# kribensis population control



## franky84 (Apr 24, 2006)

Hi everyone  

I have a question re kribensis. I have had a pair for about 2 months now and they have proved to be exceptional parents raising about a three dozen of young. Unfortunately, I don't have room for more tanks in my house so my question is how do I keep the number of kribs under control? They seem to guard their young very agressively.

thanks


----------



## dwool36 (Jan 31, 2006)

You could send me a couple


----------



## emc7 (Jul 23, 2005)

How bout a dwarf pike cichlid, they are ambush predators. Or some nocturnal picscavore to eat them while mommy is sleeping.


----------



## FortWayneFish (Mar 8, 2006)

Consider yourself lucky. 
Krib are not the easiest fish to breed. 
I tried for 4 years before I finally got a pair of LFS krib to spawn for me.
If you have a local mom and pops Fish store around approach them about taking your excess fish for store credit. They won't give you BIG $$ but they might give you in the neighborhood of 10/ $1.00
Do you have any local fish clubs? Aquarium Societies?

you could always find someone who has a predator fish and give your fry away as feeder fish. 
Free Paper- place a free add for free Kribenisis 

Ever think about shipping fish ?
If you'd like to Try your hand at shipping fish... most fish can be shipped priority mail for under $10 with very good results.
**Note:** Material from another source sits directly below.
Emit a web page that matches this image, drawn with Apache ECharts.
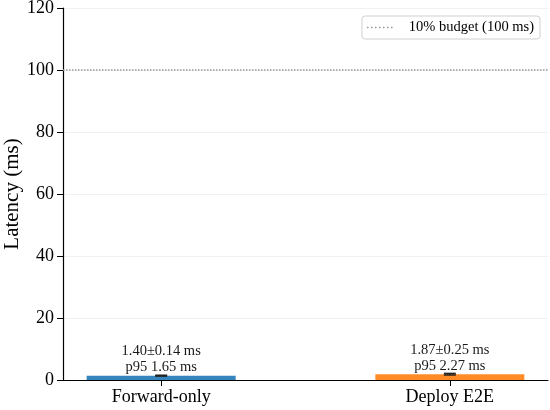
<!DOCTYPE html>
<html><head><meta charset="utf-8">
<script src="https://cdn.jsdelivr.net/npm/echarts@6/dist/echarts.min.js"></script>
<style>html,body{margin:0;padding:0;background:#fff}#c{width:550px;height:410px}</style>
</head><body><div id="c"></div>
<script>
const categories = ['Forward-only', 'Deploy E2E'];
const means = [1.40, 1.87];
const stds = [0.14, 0.25];
const p95s = [1.65, 2.27];
const barColors = ['#1f77b4', '#ff7f0e'];
const budget = 100;
const budgetName = '10% budget (100 ms)';

const F = 'Liberation Serif, Times New Roman, serif';
const dots = 'path://M0,0h1.6v1.6h-1.6z M4,0h1.6v1.6h-1.6z M8,0h1.6v1.6h-1.6z M12,0h1.6v1.6h-1.6z M16,0h1.6v1.6h-1.6z M20,0h1.6v1.6h-1.6z M24,0h1.6v1.6h-1.6z';
const chart = echarts.init(document.getElementById('c'));
chart.setOption({
  animation: false,
  grid: { left: 63, right: 2, top: 8, bottom: 30, containLabel: false, outerBoundsMode: 'none' },
  xAxis: {
    type: 'value', min: -0.34, max: 1.34,
    axisLine: { onZero: false, lineStyle: { color: '#000', width: 1.2 } },
    axisTick: { customValues: [0, 1], length: 6, lineStyle: { color: '#000' } },
    axisLabel: { customValues: [0, 1], formatter: v => categories[Math.round(v)], color: '#000', fontFamily: F, fontSize: 18, margin: 8 },
    splitLine: { show: false }
  },
  yAxis: {
    type: 'value', min: 0, max: 120, interval: 20,
    name: 'Latency (ms)', nameLocation: 'middle', nameGap: 40, nameMoveOverlap: false,
    nameTextStyle: { color: '#000', fontFamily: F, fontSize: 21 },
    axisLine: { show: true, onZero: false, lineStyle: { color: '#000', width: 1.2 } },
    axisTick: { show: true, length: 6, lineStyle: { color: '#000' } },
    axisLabel: { color: '#000', fontFamily: F, fontSize: 18, margin: 9 },
    splitLine: { show: true, lineStyle: { color: '#eeeeee', width: 0.8 } }
  },
  legend: {
    data: [{ name: budgetName, icon: dots }], right: 10, top: 16,
    borderColor: '#d0d0d0', borderWidth: 1, borderRadius: 3, backgroundColor: '#fff',
    padding: [4, 6, 4, 5], itemWidth: 28, itemHeight: 1.6, itemGap: 10,
    textStyle: { color: '#000', fontFamily: F, fontSize: 14.5, padding: [0, 0, 0, 10] }
  },
  series: [
    {
      type: 'bar', barWidth: 149,
      data: means.map((m, i) => ({
        value: [i, m],
        itemStyle: { color: barColors[i], opacity: 0.9 },
        label: {
          show: true, position: 'top', distance: 0,
          formatter: means[i].toFixed(2) + '±' + stds[i].toFixed(2) + ' ms\np95 ' + p95s[i].toFixed(2) + ' ms',
          color: '#000', fontFamily: F, fontSize: 14.5, lineHeight: 16
        }
      })),
      z: 2
    },
    {
      type: 'custom',
      data: means.map((m, i) => [i, m - stds[i], m + stds[i]]),
      renderItem: (params, api) => {
        const x = api.value(0);
        const lo = api.coord([x, api.value(1)]);
        const hi = api.coord([x, api.value(2)]);
        const hw = 6;
        const st = { stroke: '#222', lineWidth: 1.5 };
        return { type: 'group', children: [
          { type: 'line', shape: { x1: lo[0], y1: lo[1], x2: hi[0], y2: hi[1] }, style: st },
          { type: 'line', shape: { x1: lo[0] - hw, y1: lo[1], x2: lo[0] + hw, y2: lo[1] }, style: st },
          { type: 'line', shape: { x1: hi[0] - hw, y1: hi[1], x2: hi[0] + hw, y2: hi[1] }, style: st }
        ]};
      },
      z: 3
    },
    {
      name: budgetName, type: 'line', symbol: 'none',
      data: [[-0.34, budget], [1.34, budget]],
      lineStyle: { color: '#999', type: 'dotted', width: 1.5 },
      itemStyle: { color: '#999' },
      z: 1
    }
  ]
});
</script></body></html>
Give a location and possibly someone on the forum might want some

The options are not endless but until you exhaust all your options I'd let them spawn.


----------



## franky84 (Apr 24, 2006)

thank you all for your advice.


----------



## ultasol (Mar 12, 2006)

What size are they? They are hard to get and go for about 6 to 7 a piece in my area. They sell out quickly.


----------